Dr. Hsia’s open-access book, Victims’ State: War and Welfare in Austria, 1868-1925, was published by Oxford University Press in 2022. He has also published several book chapters on war victim welfare in World War I and post-1918 Austria, on Austrian Studies in the Chinese-speaking world, and the unexpected celebrity of the Habsburg empress-queen Elisabeth (Sisi/Sissi) in post-Mao China (with Dr. Fei-Hsien Wang).
Fellowship Research
Ke-Chin Hsia was awarded the Sosland Foundation Fellowship for his research project, “‘Who is an Austrian?’: Refugees in Post-Wold War II China and Austria.” Dr. Hsia’s research aims to approach the dual historical question—who is an Austrian/what makes an Austrian “Austrian”—by focusing on Central European refugees who identified themselves or were ascribed by others as “Austrian” after World War II. This research will also analyze experiences when refugee welfare and personal safety hinged squarely on their claimed identities being accepted.
This fellowship allows Dr.
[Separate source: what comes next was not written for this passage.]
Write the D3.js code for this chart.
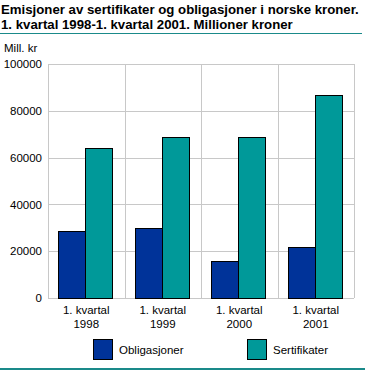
<!DOCTYPE html>
<html><head><meta charset="utf-8">
<script src="https://cdn.jsdelivr.net/npm/d3@7"></script>
<style>body{margin:0;background:#fff}svg{display:block}text{font-family:"Liberation Sans",Arial,sans-serif}</style>
</head><body>
<script>
const categories = [["1. kvartal","1998"],["1. kvartal","1999"],["1. kvartal","2000"],["1. kvartal","2001"]];
const seriesNames = ["Obligasjoner","Sertifikater"];
const obligasjoner = [28500, 29800, 15700, 21700];
const sertifikater = [64300, 69000, 68700, 86700];
const yTicks = [0,20000,40000,60000,80000,100000];
const colors = ["#003399","#009999"];

const W=365,H=370;
const svg=d3.select("body").append("svg").attr("width",W).attr("height",H);
const m={l:48,r:11,t:64,b:72};
const x=d3.scaleBand().domain(d3.range(categories.length)).range([m.l,W-m.r]);
const y=d3.scaleLinear().domain([0,100000]).range([H-m.b,m.t]);
const xs=d3.scaleBand().domain([0,1]).range([0,x.bandwidth()]).paddingInner(0).paddingOuter(0.42).align(0.45);

// title
const lines=["Emisjoner av sertifikater og obligasjoner i norske kroner.","1. kvartal 1998-1. kvartal 2001. Millioner kroner"];
const tf="'DejaVu Sans Condensed','DejaVu Sans',sans-serif";
const t1=svg.append("text").attr("x",1).attr("y",13.5).attr("font-family",tf).attr("font-size",13).attr("font-weight","bold").text(lines[0]);
const w1=t1.node().getComputedTextLength();
const fs=Math.min(14,13*358/w1);
t1.attr("font-size",fs);
svg.append("text").attr("x",1).attr("y",29).attr("font-family",tf).attr("font-size",fs).attr("font-weight","bold").text(lines[1]);
svg.append("line").attr("x1",0).attr("x2",362).attr("y1",33.5).attr("y2",33.5).attr("stroke","#1a8a8a").attr("stroke-width",1);
svg.append("line").attr("x1",0).attr("x2",365).attr("y1",369).attr("y2",369).attr("stroke","#1a8a8a").attr("stroke-width",2);

svg.append("text").attr("x",4).attr("y",52).attr("font-size",11.5).text("Mill. kr");

// grid
const g=svg.append("g");
g.selectAll(".hg").data(yTicks).join("line").attr("x1",m.l).attr("x2",W-m.r)
 .attr("y1",d=>Math.round(y(d))+0.5).attr("y2",d=>Math.round(y(d))+0.5).attr("stroke","#c8c8c8");
const vx=d3.range(categories.length+1).map(i=>i<categories.length?x(i):x(categories.length-1)+x.bandwidth());
g.selectAll(".vg").data(vx).join("line").attr("x1",d=>Math.round(d)+0.5).attr("x2",d=>Math.round(d)+0.5)
 .attr("y1",y(100000)).attr("y2",y(0)).attr("stroke","#c8c8c8");

// y axis labels
const ya=d3.axisLeft(y).tickValues(yTicks).tickSize(0).tickPadding(6).tickFormat(d3.format("d"));
const yg=svg.append("g").attr("transform",`translate(${m.l},0)`).call(ya);
yg.select(".domain").remove();
yg.selectAll("text").attr("font-size",11.5).attr("font-family","Liberation Sans").attr("fill","#000");

// bars
const data=[obligasjoner,sertifikater];
data.forEach((vals,si)=>{
  svg.append("g").selectAll("rect").data(vals).join("rect")
   .attr("x",(d,i)=>Math.round(x(i)+xs(si))+0.5)
   .attr("width",Math.round(xs.bandwidth()))
   .attr("y",d=>Math.round(y(d))+0.5)
   .attr("height",d=>Math.round(y(0))-Math.round(y(d)))
   .attr("fill",colors[si]).attr("stroke","#000").attr("stroke-width",1);
});

// x labels
const xl=svg.append("g");
categories.forEach((c,i)=>{
  const cx=x(i)+x.bandwidth()/2;
  const tt=xl.append("text").attr("text-anchor","middle").attr("font-size",11.5).attr("fill","#000");
  tt.append("tspan").attr("x",cx).attr("y",314).text(c[0]);
  tt.append("tspan").attr("x",cx).attr("y",328).text(c[1]);
});

// legend
const lx=[93,247];
seriesNames.forEach((n,i)=>{
  svg.append("rect").attr("x",lx[i]+0.5).attr("y",339.5).attr("width",19).attr("height",20)
   .attr("fill",colors[i]).attr("stroke","#000");
  svg.append("text").attr("x",lx[i]+26).attr("y",354).attr("font-size",11.5).text(n);
});
</script>
</body></html>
Hsia access to the Museum’s rich collections to study how the displaced “Austrians” in China—primarily the ca. 4,000 “Austrian” Jews—tried to prove or define who they were at the intersection of, on the one hand, the long-standing Austrian/European bureaucratic-legal culture, and on the other the new international order in which power relations between Europe and China, and between Europe and US-led international organizations, ostensibly reversed. Central themes for this research project include how post-World War II national officials (Chinese, Austrian, and the US, for example) and international relief agencies (both Jewish and United Nations organizations) categorized the refugees and decided their future and how the refugees asserted their preferences and identities or even “gamed the system.” The work also emphasizes daily interactions among the refugees, officials, and myriad agencies and the seemingly mundane acts and objects they generated.